The question for the 32-year-old goaltender is if he can get back to his old self in the AHL. Last year, Bachman struggled early on before an injury ended his season. Now he needs to prove that he can be a reliable starter again at the AHL level.
He’ll be competing for starts with Zane McIntyre and, possible, Michael DiPietro. The Canucks likely want to give DiPietro, their top goaltending prospect now that Demko has graduated, as many starts as possible. That could be in the ECHL, but if Bachman falters, DiPietro could be called upon to split starts with McIntyre in the AHL.
On the other hand, if Bachman returns to form, he could even see NHL action this season. If Markstrom or Demko get hurt, it’ll be between McIntyre and Bachman to get the first call-up, as they’ll likely want to bring DiPietro along slowly.
In the preseason, Bachman had one exceptional game https://www.vancourier.com/pass-it-to-bulis/i-watched-this-preseason-game-virtanen-scores-two-while-bachman-saves-the-day-1.23948208 and one terrible game, https://www.vancourier.com/pass-it-to-bulis/i-watched-this-preseason-game-goals-galore-between-canucks-and-kings-in-salt-lake-city-1.23953819 but it’s tough to judge goaltenders in the free-form, loose action of the preseason. We’ll see how he performs in the regular season.
So, where do the Canucks stand with just a few more days to pare their roster down to 23? The Canucks have 28 players on their roster, including Antoine Roussel, who will go on the LTIR.
That means they need to cut four more players to get down to 23. Or do they? Brock Boeser and Oscar Fantenberg both went into the concussion protocol after the Canucks’ Monday game against the Ottawa Senators and there has been no word on whether either player will be ready for the start of the season.
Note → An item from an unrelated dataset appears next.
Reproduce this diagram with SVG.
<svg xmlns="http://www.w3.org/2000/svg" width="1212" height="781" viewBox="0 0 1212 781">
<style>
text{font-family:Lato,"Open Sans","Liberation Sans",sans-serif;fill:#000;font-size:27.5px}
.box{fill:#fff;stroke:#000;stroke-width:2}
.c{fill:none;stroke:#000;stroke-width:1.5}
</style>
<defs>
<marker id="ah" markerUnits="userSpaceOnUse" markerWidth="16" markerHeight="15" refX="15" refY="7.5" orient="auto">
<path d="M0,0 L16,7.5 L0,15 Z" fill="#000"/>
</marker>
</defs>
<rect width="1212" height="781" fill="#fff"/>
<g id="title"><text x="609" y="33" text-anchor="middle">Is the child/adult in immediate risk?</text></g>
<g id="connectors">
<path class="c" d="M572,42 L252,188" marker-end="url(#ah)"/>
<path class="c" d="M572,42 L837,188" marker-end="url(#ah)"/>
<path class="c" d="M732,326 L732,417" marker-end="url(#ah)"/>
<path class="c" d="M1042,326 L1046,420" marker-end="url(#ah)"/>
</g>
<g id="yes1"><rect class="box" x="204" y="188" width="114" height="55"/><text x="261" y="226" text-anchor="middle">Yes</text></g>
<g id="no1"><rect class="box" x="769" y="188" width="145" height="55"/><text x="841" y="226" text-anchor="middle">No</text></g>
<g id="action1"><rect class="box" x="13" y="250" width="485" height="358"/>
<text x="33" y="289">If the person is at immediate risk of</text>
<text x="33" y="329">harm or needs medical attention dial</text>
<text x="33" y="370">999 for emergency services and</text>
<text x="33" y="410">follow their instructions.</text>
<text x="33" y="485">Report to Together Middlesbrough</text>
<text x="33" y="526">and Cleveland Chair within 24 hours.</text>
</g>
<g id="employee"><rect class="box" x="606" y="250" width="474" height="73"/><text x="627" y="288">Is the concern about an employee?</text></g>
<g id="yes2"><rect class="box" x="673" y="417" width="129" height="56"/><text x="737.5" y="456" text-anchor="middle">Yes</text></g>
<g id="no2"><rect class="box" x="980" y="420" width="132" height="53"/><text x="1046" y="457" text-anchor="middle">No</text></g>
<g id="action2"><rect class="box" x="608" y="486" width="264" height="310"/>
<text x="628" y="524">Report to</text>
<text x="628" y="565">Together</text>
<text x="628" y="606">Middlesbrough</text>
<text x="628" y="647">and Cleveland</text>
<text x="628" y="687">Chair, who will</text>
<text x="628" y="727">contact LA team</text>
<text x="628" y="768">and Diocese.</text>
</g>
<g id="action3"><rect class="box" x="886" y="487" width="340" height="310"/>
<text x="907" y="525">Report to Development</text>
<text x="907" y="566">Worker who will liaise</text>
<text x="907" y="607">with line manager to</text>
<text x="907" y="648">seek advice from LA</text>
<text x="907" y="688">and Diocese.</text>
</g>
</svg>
If neither returns, the Canucks will only have to make two cuts.
Who’s left? Let’s take a look at the forwards.
Think of the thick line as a guideline. If any of the players outside the box make the roster, that means a player inside the box has to go. If the Canucks want Tim Schaller and/or Tyler Motte on the roster, that means Nikolay Goldobin and/or Loui Eriksson, for example, would have to be put on waivers.
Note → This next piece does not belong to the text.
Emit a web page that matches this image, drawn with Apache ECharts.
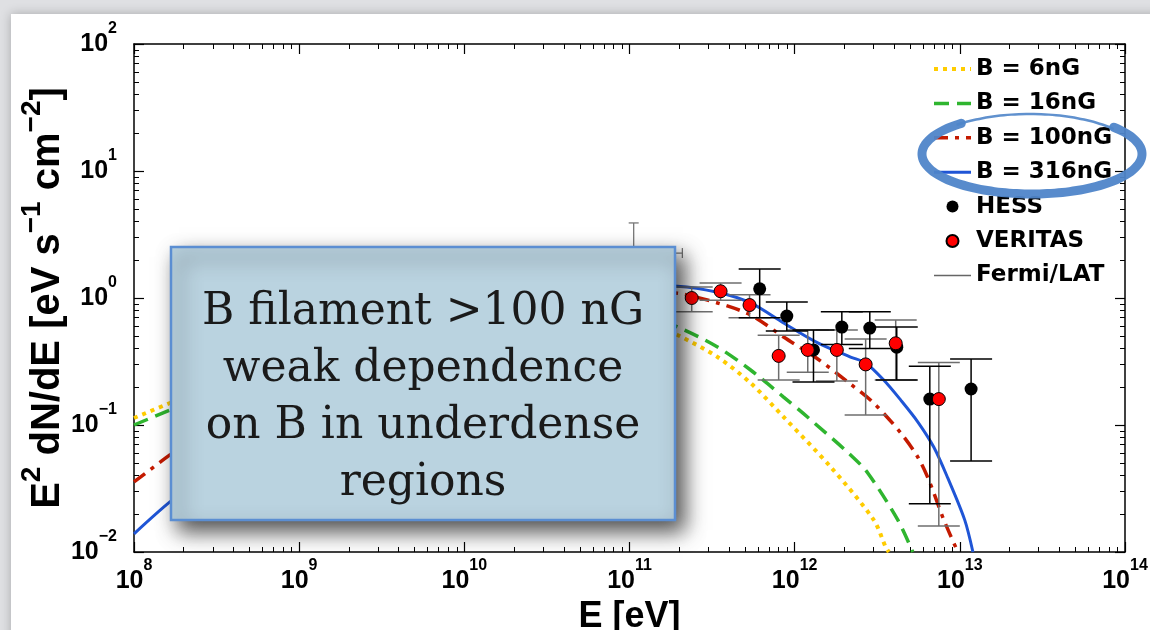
<!DOCTYPE html>
<html>
<head>
<meta charset="utf-8">
<script src="https://cdn.jsdelivr.net/npm/echarts@6/dist/echarts.min.js"></script>
<style>
  html, body { margin: 0; padding: 0; background: #dfe0e3; }
  #chart { width: 1150px; height: 630px; }
</style>
</head>
<body>
<div id="chart"></div>
<script>
// Axis decades
const majorX = [1e8, 1e9, 1e10, 1e11, 1e12, 1e13, 1e14];
const majorY = [1e-2, 1e-1, 1, 10, 100];

// Cascade model curves: E [eV] and E^2 dN/dE [eV s^-1 cm^-2]
const b6E   = [1e8, 1.65e8, 3.16e8, 1e9, 3.16e9, 1e10, 3.16e10, 6.31e10, 1e11, 1.95e11, 3.41e11, 5.41e11, 8.57e11, 1.65e12, 3.01e12, 3.56e12, 3.72e12];
const b6F   = [0.1135, 0.149, 0.209, 0.363, 0.562, 0.81, 0.95, 0.87, 0.76, 0.512, 0.343, 0.214, 0.1156, 0.0468, 0.0179, 0.0109, 0.0100];
const b16E  = [1e8, 1.65e8, 3.16e8, 1e9, 3.16e9, 1e10, 3.16e10, 6.31e10, 1e11, 1.95e11, 3.41e11, 5.41e11, 8.57e11, 1.20e12, 2.18e12, 2.77e12, 4.21e12, 5.19e12];
const b16F  = [0.100, 0.131, 0.185, 0.33, 0.54, 0.78, 0.93, 0.89, 0.80, 0.592, 0.411, 0.271, 0.166, 0.115, 0.0581, 0.0419, 0.0179, 0.0100];
const b100E = [1e8, 1.65e8, 3.16e8, 1e9, 3.16e9, 1e10, 3.16e10, 7.94e10, 1.95e11, 3.41e11, 5.41e11, 8.57e11, 1.38e12, 2.18e12, 3.01e12, 4.39e12, 5.56e12, 6.49e12, 8.00e12, 9.73e12];
const b100F = [0.0356, 0.0581, 0.105, 0.251, 0.501, 0.76, 1.0, 1.15, 1.09, 0.914, 0.735, 0.493, 0.331, 0.210, 0.149, 0.0865, 0.056, 0.0369, 0.0179, 0.0100];
const b316E = [1e8, 1.65e8, 3.16e8, 1e9, 3.16e9, 1e10, 3.16e10, 1e11, 1.95e11, 3.41e11, 5.41e11, 8.57e11, 1.38e12, 2.18e12, 2.69e12, 3.46e12, 4.39e12, 5.56e12, 6.95e12, 8.45e12, 1.07e13, 1.20e13];
const b316F = [0.0139, 0.0248, 0.0468, 0.126, 0.302, 0.631, 1.05, 1.26, 1.24, 1.11, 0.914, 0.635, 0.443, 0.343, 0.308, 0.226, 0.157, 0.106, 0.0671, 0.0383, 0.0179, 0.0100];

// HESS spectrum points with flux errors
const hessE  = [6.14e11, 8.96e11, 1.30e12, 1.93e12, 2.85e12, 4.15e12, 6.58e12, 1.17e13];
const hessF  = [1.18, 0.72, 0.39, 0.59, 0.58, 0.41, 0.160, 0.192];
const hessLo = [0.70, 0.55, 0.218, 0.43, 0.40, 0.226, 0.024, 0.052];
const hessHi = [1.69, 0.93, 0.56, 0.78, 0.78, 0.59, 0.29, 0.331];

// VERITAS spectrum points with flux errors
const verE  = [2.38e11, 3.56e11, 5.33e11, 8.0e11, 1.2e12, 1.8e12, 2.69e12, 4.09e12, 7.46e12];
const verF  = [1.00, 1.13, 0.88, 0.35, 0.39, 0.39, 0.30, 0.44, 0.160];
const verLo = [0.78, 0.96, 0.70, 0.226, 0.26, 0.222, 0.12, 0.226, 0.016];
const verHi = [1.22, 1.31, 1.06, 0.51, 0.56, 0.56, 0.475, 0.67, 0.31];

// Fermi/LAT point: energy bin edges and flux range
const fermiE    = [1.06e11];
const fermiF    = [2.26];
const fermiLo   = [1.2];
const fermiHi   = [3.9];
const fermiEmin = [5.2e10];
const fermiEmax = [2.09e11];

const FONT = '"Liberation Sans", Arial, Helvetica, sans-serif';
const LEGEND_FONT = '"DejaVu Sans", "Liberation Sans", sans-serif';
const zip = (a, b) => a.map((v, i) => [v, b[i]]);
const minorOf = (lo, hi) => {
  const out = [];
  for (let d = lo; d < hi; d++) for (let m = 2; m <= 9; m++) out.push(m * Math.pow(10, d));
  return out;
};
const minorX = minorOf(8, 14);
const minorY = minorOf(-2, 2);
const sup = v => {
  const e = Math.round(Math.log10(v));
  return '{b|10}{s|' + (e < 0 ? '\u2212' + (-e) : e) + '}';
};
const tickRich = {
  b: { fontSize: 25, fontWeight: 'bold', fontFamily: FONT, color: '#000', lineHeight: 47, verticalAlign: 'middle' },
  s: { fontSize: 16, fontWeight: 'bold', fontFamily: FONT, color: '#000', lineHeight: 16, verticalAlign: 'top' }
};
const nameRich = {
  b: { fontSize: 40, fontWeight: 'bold', fontFamily: FONT, color: '#000', lineHeight: 60, verticalAlign: 'middle' },
  s: { fontSize: 28, fontWeight: 'bold', fontFamily: FONT, color: '#000', lineHeight: 28, verticalAlign: 'top' }
};

const axisLine = { show: true, lineStyle: { color: '#000', width: 1.5 } };
function logAxis(extra) {
  return Object.assign({
    type: 'log', logBase: 10, splitLine: { show: false }, minorTick: { show: false },
    axisLine: { show: false }, axisLabel: { show: false }
  }, extra);
}
const xAxes = [
  logAxis({ position: 'bottom', min: 1e8, max: 1e14, axisLine,
    axisTick: { inside: true, length: 10, customValues: majorX, lineStyle: { color: '#000', width: 1.2 } },
    axisLabel: { show: true, customValues: majorX, formatter: sup, rich: tickRich, margin: 6 },
    name: 'E [eV]', nameLocation: 'middle', nameGap: 39,
    nameTextStyle: { fontSize: 36, fontWeight: 'bold', fontFamily: FONT, color: '#000' } }),
  logAxis({ position: 'bottom', min: 1e8, max: 1e14,
    axisTick: { inside: true, length: 5, customValues: minorX, lineStyle: { color: '#000', width: 1 } } }),
  logAxis({ position: 'top', min: 1e8, max: 1e14, axisLine,
    axisTick: { inside: true, length: 10, customValues: majorX, lineStyle: { color: '#000', width: 1.2 } } }),
  logAxis({ position: 'top', min: 1e8, max: 1e14,
    axisTick: { inside: true, length: 5, customValues: minorX, lineStyle: { color: '#000', width: 1 } } })
];
const yAxes = [
  logAxis({ position: 'left', min: 1e-2, max: 1e2, axisLine,
    axisTick: { inside: true, length: 10, customValues: majorY, lineStyle: { color: '#000', width: 1.2 } },
    axisLabel: { show: true, customValues: majorY, formatter: sup, rich: tickRich, margin: 17, align: 'right' },
    name: '{b|E}{s|2}{b| dN/dE [eV s}{s|\u22121}{b| cm}{s|\u22122}{b|]}',
    nameLocation: 'middle', nameRotate: 90, nameGap: 56, nameMoveOverlap: false,
    nameTextStyle: { rich: nameRich } }),
  logAxis({ position: 'left', min: 1e-2, max: 1e2,
    axisTick: { inside: true, length: 5, customValues: minorY, lineStyle: { color: '#000', width: 1 } } }),
  logAxis({ position: 'right', min: 1e-2, max: 1e2, axisLine,
    axisTick: { inside: true, length: 10, customValues: majorY, lineStyle: { color: '#000', width: 1.2 } } }),
  logAxis({ position: 'right', min: 1e-2, max: 1e2,
    axisTick: { inside: true, length: 5, customValues: minorY, lineStyle: { color: '#000', width: 1 } } })
];

// Vertical error bars with horizontal caps, optional horizontal energy bins
function barRenderer(color, width, capW, endTick) {
  return function (params, api) {
    const e = api.value(0), lo = api.value(2), hi = api.value(3);
    const pLo = api.coord([e, lo]);
    const pHi = api.coord([e, hi]);
    const st = { stroke: color, lineWidth: width };
    const kids = [
      { type: 'line', shape: { x1: pLo[0], y1: pLo[1], x2: pHi[0], y2: pHi[1] }, style: st },
      { type: 'line', shape: { x1: pLo[0] - capW / 2, y1: pLo[1], x2: pLo[0] + capW / 2, y2: pLo[1] }, style: st },
      { type: 'line', shape: { x1: pHi[0] - capW / 2, y1: pHi[1], x2: pHi[0] + capW / 2, y2: pHi[1] }, style: st }
    ];
    if (endTick) {
      const f = api.value(1);
      const a = api.coord([api.value(4), f]);
      const b = api.coord([api.value(5), f]);
      kids.push({ type: 'line', shape: { x1: a[0], y1: a[1], x2: b[0], y2: b[1] }, style: st });
      kids.push({ type: 'line', shape: { x1: a[0], y1: a[1] - endTick, x2: a[0], y2: a[1] + endTick }, style: st });
      kids.push({ type: 'line', shape: { x1: b[0], y1: b[1] - endTick, x2: b[0], y2: b[1] + endTick }, style: st });
    }
    return { type: 'group', children: kids };
  };
}

function curve(name, E, F, color, width, dash, z) {
  return {
    name, type: 'line', data: zip(E, F), symbol: 'none', smooth: 0.3, clip: true, z,
    lineStyle: { color, width, type: dash, cap: 'butt' }, itemStyle: { color }
  };
}

// Hand-drawn highlight ring round the strongest-field legend entries
const ringThick = [], ringThin = [];
for (let a = -42; a <= 232; a += 4) {
  const t = a * Math.PI / 180;
  ringThick.push([1032 + 110 * Math.cos(t), 154 + 40 * Math.sin(t)]);
}
for (let a = 228; a <= 322; a += 4) {
  const t = a * Math.PI / 180;
  ringThin.push([1030 + 108 * Math.cos(t), 155 + 41 * Math.sin(t)]);
}

const lineOnly = { opacity: 0 };
const chart = echarts.init(document.getElementById('chart'), null, { renderer: 'canvas' });
chart.setOption({
  animation: false,
  backgroundColor: '#dfe0e3',
  grid: { left: 134, top: 44, right: 25, bottom: 78, containLabel: false, outerBoundsMode: 'none' },
  xAxis: xAxes,
  yAxis: yAxes,
  legend: {
    orient: 'vertical', left: 932, top: 57, padding: 0, itemWidth: 37, itemHeight: 12, itemGap: 10.4,
    selectedMode: false,
    lineStyle: { width: 'inherit' },
    textStyle: { fontSize: 23, fontWeight: 'bold', fontFamily: LEGEND_FONT, color: '#000', lineHeight: 24 },
    data: [
      { name: 'B = 6nG', itemStyle: lineOnly },
      { name: 'B = 16nG', itemStyle: lineOnly },
      { name: 'B = 100nG', itemStyle: lineOnly },
      { name: 'B = 316nG', itemStyle: lineOnly },
      'HESS', 'VERITAS',
      { name: 'Fermi/LAT', itemStyle: lineOnly }
    ]
  },
  graphic: [
    { type: 'rect', z: -100, shape: { x: 11, y: 14, width: 1200, height: 700 },
      style: { fill: '#ffffff', shadowBlur: 10, shadowColor: 'rgba(0,0,0,0.25)' } },
    { type: 'rect', z: 100, shape: { x: 171, y: 247, width: 504, height: 273 },
      style: { fill: '#bad3e0', stroke: '#5b8ed2', lineWidth: 2.5,
        shadowBlur: 20, shadowOffsetX: 8, shadowOffsetY: 10, shadowColor: 'rgba(0,0,0,0.7)' } },
    { type: 'text', z: 101, x: 423, y: 398,
      style: { text: 'B filament >100 nG\nweak dependence\non B in underdense\nregions',
        font: '44px "DejaVu Serif", serif', fill: '#1a1a1a', align: 'center', verticalAlign: 'middle', lineHeight: 57 } },
    { type: 'polyline', z: 102, shape: { points: ringThick, smooth: 0.3 },
      style: { stroke: '#4f85c9', lineWidth: 9, fill: null, lineCap: 'round', opacity: 0.95 } },
    { type: 'polyline', z: 102, shape: { points: ringThin, smooth: 0.3 },
      style: { stroke: '#4f85c9', lineWidth: 2.5, fill: null, lineCap: 'round', opacity: 0.9 } }
  ],
  series: [
    curve('B = 6nG', b6E, b6F, '#ffcc00', 4, [4, 5], 2),
    curve('B = 16nG', b16E, b16F, '#2fb52f', 3.5, [15, 8], 2),
    curve('B = 100nG', b100E, b100F, '#c41a00', 3.5, [14, 7, 4, 7], 2),
    curve('B = 316nG', b316E, b316F, '#1f55d6', 3, 'solid', 2),
    { name: 'HESS', type: 'scatter', data: zip(hessE, hessF), symbol: 'circle', symbolSize: 13, z: 5,
      itemStyle: { color: '#000', opacity: 1 } },
    { name: 'VERITAS', type: 'scatter', data: zip(verE, verF), symbol: 'circle', symbolSize: 13, z: 6,
      itemStyle: { color: '#ff0000', borderColor: '#000', borderWidth: 1, opacity: 1 } },
    { name: 'Fermi/LAT', type: 'line', data: [], symbol: 'none', lineStyle: { color: '#666', width: 1.5 }, itemStyle: { color: '#666' } },
    { name: 'HESS', type: 'custom', z: 4, clip: true, encode: { x: 0, y: 1 },
      data: hessE.map((e, i) => [e, hessF[i], hessLo[i], hessHi[i]]),
      renderItem: barRenderer('#000', 1.5, 42, 0) },
    { name: 'VERITAS', type: 'custom', z: 3, clip: true, encode: { x: 0, y: 1 },
      data: verE.map((e, i) => [e, verF[i], verLo[i], verHi[i]]),
      renderItem: barRenderer('#6e6e6e', 1.5, 42, 0) },
    { name: 'Fermi/LAT', type: 'custom', z: 3, clip: true, encode: { x: 0, y: 1 },
      data: fermiE.map((e, i) => [e, fermiF[i], fermiLo[i], fermiHi[i], fermiEmin[i], fermiEmax[i]]),
      renderItem: barRenderer('#777', 1.3, 10, 5) }
  ]
});
</script>
</body>
</html>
The same is true for Gaudette to make the lineup. Those highlighted in gold are waiver exempt, so it would be very easy for the Canucks to send Gaudette down just for asset management purposes.
The defence is a little easier to suss out.
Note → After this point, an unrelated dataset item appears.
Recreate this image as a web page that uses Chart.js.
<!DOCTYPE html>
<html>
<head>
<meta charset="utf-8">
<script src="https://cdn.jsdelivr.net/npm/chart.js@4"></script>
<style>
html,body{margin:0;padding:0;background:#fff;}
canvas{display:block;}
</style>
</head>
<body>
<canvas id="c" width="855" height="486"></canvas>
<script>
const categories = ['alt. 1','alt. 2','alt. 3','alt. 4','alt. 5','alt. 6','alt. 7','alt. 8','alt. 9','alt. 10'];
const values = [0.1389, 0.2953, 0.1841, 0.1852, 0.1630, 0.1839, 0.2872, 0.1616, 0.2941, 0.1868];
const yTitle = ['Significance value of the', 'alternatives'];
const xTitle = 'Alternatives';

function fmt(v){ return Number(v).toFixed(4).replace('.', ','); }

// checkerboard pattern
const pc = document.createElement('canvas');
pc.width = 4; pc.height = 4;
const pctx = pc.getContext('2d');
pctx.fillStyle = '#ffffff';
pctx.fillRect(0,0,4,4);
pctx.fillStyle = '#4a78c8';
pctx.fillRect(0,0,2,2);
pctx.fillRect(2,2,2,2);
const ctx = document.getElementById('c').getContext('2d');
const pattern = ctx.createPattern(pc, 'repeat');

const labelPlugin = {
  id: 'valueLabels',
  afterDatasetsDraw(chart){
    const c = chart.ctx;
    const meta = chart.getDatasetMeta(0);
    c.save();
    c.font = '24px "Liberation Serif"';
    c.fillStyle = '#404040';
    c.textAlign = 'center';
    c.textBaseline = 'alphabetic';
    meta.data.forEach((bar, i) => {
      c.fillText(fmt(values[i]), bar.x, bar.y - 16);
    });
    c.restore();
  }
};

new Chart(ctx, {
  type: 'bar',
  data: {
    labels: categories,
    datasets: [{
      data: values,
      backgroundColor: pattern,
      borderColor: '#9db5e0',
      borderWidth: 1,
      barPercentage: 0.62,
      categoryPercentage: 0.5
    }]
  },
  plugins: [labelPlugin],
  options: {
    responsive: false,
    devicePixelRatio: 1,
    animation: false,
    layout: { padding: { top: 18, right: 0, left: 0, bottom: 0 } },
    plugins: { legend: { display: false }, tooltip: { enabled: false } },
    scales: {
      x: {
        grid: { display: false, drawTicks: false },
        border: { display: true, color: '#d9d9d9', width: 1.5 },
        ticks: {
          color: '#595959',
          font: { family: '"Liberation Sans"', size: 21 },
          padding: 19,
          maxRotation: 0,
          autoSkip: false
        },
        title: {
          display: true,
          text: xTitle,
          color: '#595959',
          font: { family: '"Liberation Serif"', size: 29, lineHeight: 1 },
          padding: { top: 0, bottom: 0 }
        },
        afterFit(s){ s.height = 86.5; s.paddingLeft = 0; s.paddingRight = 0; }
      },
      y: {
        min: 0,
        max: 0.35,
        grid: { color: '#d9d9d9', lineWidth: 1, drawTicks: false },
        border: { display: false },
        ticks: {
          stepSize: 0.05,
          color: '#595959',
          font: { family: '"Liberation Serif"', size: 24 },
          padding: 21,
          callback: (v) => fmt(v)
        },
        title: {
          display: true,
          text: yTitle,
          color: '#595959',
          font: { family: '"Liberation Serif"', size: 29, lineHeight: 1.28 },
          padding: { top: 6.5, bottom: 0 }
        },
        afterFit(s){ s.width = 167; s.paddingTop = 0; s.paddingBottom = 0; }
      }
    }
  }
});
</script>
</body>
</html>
Brisebois is likely still around simply because the Canucks don’t know if Fantenberg will return in time. If Fantenberg is ready to start the season, Brisebois will likely be sent down. If not, Brisebois will take his spot in the press box instead of another left side option like Olli Juolevi, Josh Teves, or Ashton Sautner.
The goaltender, meanwhile, is set. The only two remaining are Jacob Markstrom and Thatcher Demko.
That’s where the Canucks sit heading into the weekend. Who would you send down? Who would you keep?